Earlier this month Malcolm Harrison, spokesperson for the Association of Residential Letting Agents, suggested that landlords would be 'joining a buoyant market' if they could afford to purchase another property and that 'tenant demand is definitely growing'.

lettings market 'Hotting Up'

Chartered surveyors are reporting the biggest increase in tenant demand in four and a half years, with 27 per cent reporting a rise in new lets rather than a fall.

The Royal Institution of Chartered Surveyors' (Rics') residential lettings survey for the period between last November and January of this year also claims that rents have steadily been increasing and yields for both flats and houses are above the survey's long term average.

The survey suggests that landlords have become more active in the market which has led to an increase in the amount of properties available. Rics believes that a quarter point cutting of interest rates by the Bank of England's monetary policy committee in August 2005 encouraged investors into the residential market.
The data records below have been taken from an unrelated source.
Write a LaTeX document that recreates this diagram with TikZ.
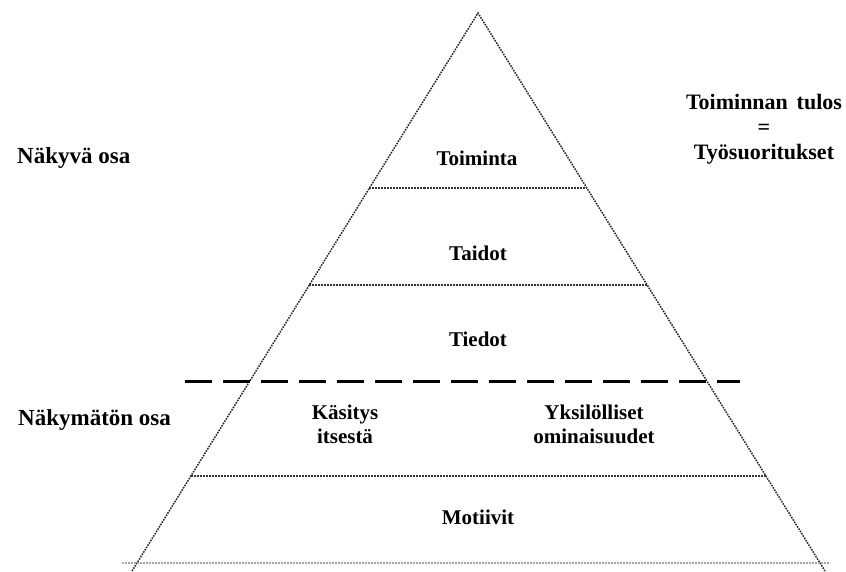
\documentclass[tikz,border=0pt]{standalone}
\usepackage{fontspec}
\setmainfont{Liberation Serif}
\usetikzlibrary{calc}

\tikzset{
  edgeline/.style={line width=1.5pt, black!85, dash pattern=on 1.6pt off 1.1pt},
  layerline/.style={line width=1.1pt, black!80, dash pattern=on 2pt off 1pt},
  splitline/.style={line width=3pt, black, dash pattern=on 27pt off 11pt},
  layerlabel/.style={font=\fontsize{21}{24}\selectfont\bfseries, align=center, inner sep=0pt},
  sidelabel/.style={font=\fontsize{23}{26}\selectfont\bfseries, anchor=west, inner sep=0pt},
}

\begin{document}
\begin{tikzpicture}[x=1pt, y=-1pt]
    \useasboundingbox (0,0) rectangle (846,571);

    % Pyramid outline
    \coordinate (apex) at (478,13);
    \coordinate (bl) at (132,571);
    \coordinate (br) at (825,571);
    \draw[edgeline] (bl) -- (apex) -- (br);

    % Layer borders
    \coordinate (l1) at ($(apex)!0.3136!(bl)$);
    \coordinate (r1) at ($(apex)!0.3136!(br)$);
    \coordinate (l2) at ($(apex)!0.4875!(bl)$);
    \coordinate (r2) at ($(apex)!0.4875!(br)$);
    \coordinate (l3) at ($(apex)!0.8297!(bl)$);
    \coordinate (r3) at ($(apex)!0.8297!(br)$);
    \coordinate (b0) at (122,563);
    \coordinate (b1) at (830,563);
    \draw[layerline] (l1) -- (r1);
    \draw[layerline] (l2) -- (r2);
    \draw[layerline] (l3) -- (r3);
    \draw[layerline, black!35] (b0) -- (b1);

    % Visible / hidden split
    \coordinate (s0) at (185,381);
    \coordinate (s1) at (740,381);
    \draw[splitline] (s0) -- (s1);

    % Layer labels
    \node[layerlabel] (toiminta) at (477,158) {Toiminta};
    \node[layerlabel] (taidot) at (478,253) {Taidot};
    \node[layerlabel] (tiedot) at (478,339) {Tiedot};
    \node[layerlabel] (kasitys) at (345,424) {Käsitys\\itsestä};
    \node[layerlabel] (yksilo) at (594,424) {Yksilölliset\\ominaisuudet};
    \node[layerlabel] (motiivit) at (478,517) {Motiivit};

    % Side labels
    \node[sidelabel] (nakyva) at (17,158) {Näkyvä osa};
    \node[sidelabel] (nakymaton) at (18,420) {Näkymätön osa};
    \node[font=\fontsize{22}{25}\selectfont\bfseries, align=center, inner sep=0pt] (tulos) at (764,129)
      {Toiminnan\hspace{0.4em}tulos\\=\\Työsuoritukset};

  \end{tikzpicture}
\end{document}
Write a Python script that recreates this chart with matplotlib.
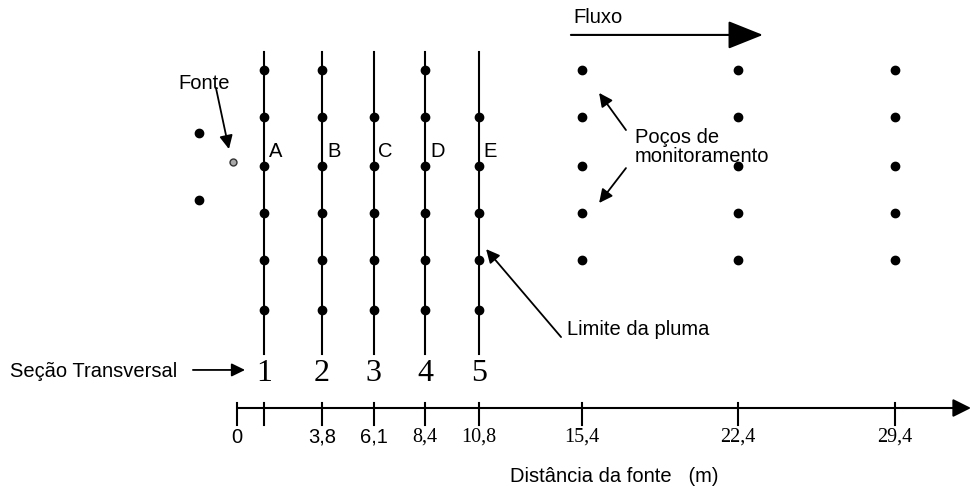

Rics claims that a renewed upturn in house prices has pushed potential buyers back into the rental market.

Jeremy Leaf, spokesperson for Rics, said: 'Buy-to-let investors are active once again, which will help dispel fears that an absence in first-time buyers will contribute to a significant slowdown in the wider housing market next year.'

posted by Ben Jooste at 1:26 pm 1 comments



Wednesday, March 01, 2006

How can HIPs could push property prices up?

June 2007 will see the introduction of the Home Information Packs (HIPs) which could, according to experts across the board, lead to a shortage of homes on the market and further push up prices.

These packs are to help the first-time buyer by placing the costs of searches and surveys onto the seller.

Around 30 per cent of homes on sale at the moment were put on the market spontaneously according to one expert. As these packs will force the sellor to prepare their properties before marketing them, there will be less of a spontaneity crowd or impulse buyers and sellers. With this in mind, the knock on effect is less property on the actual market, therefore pushing prices up.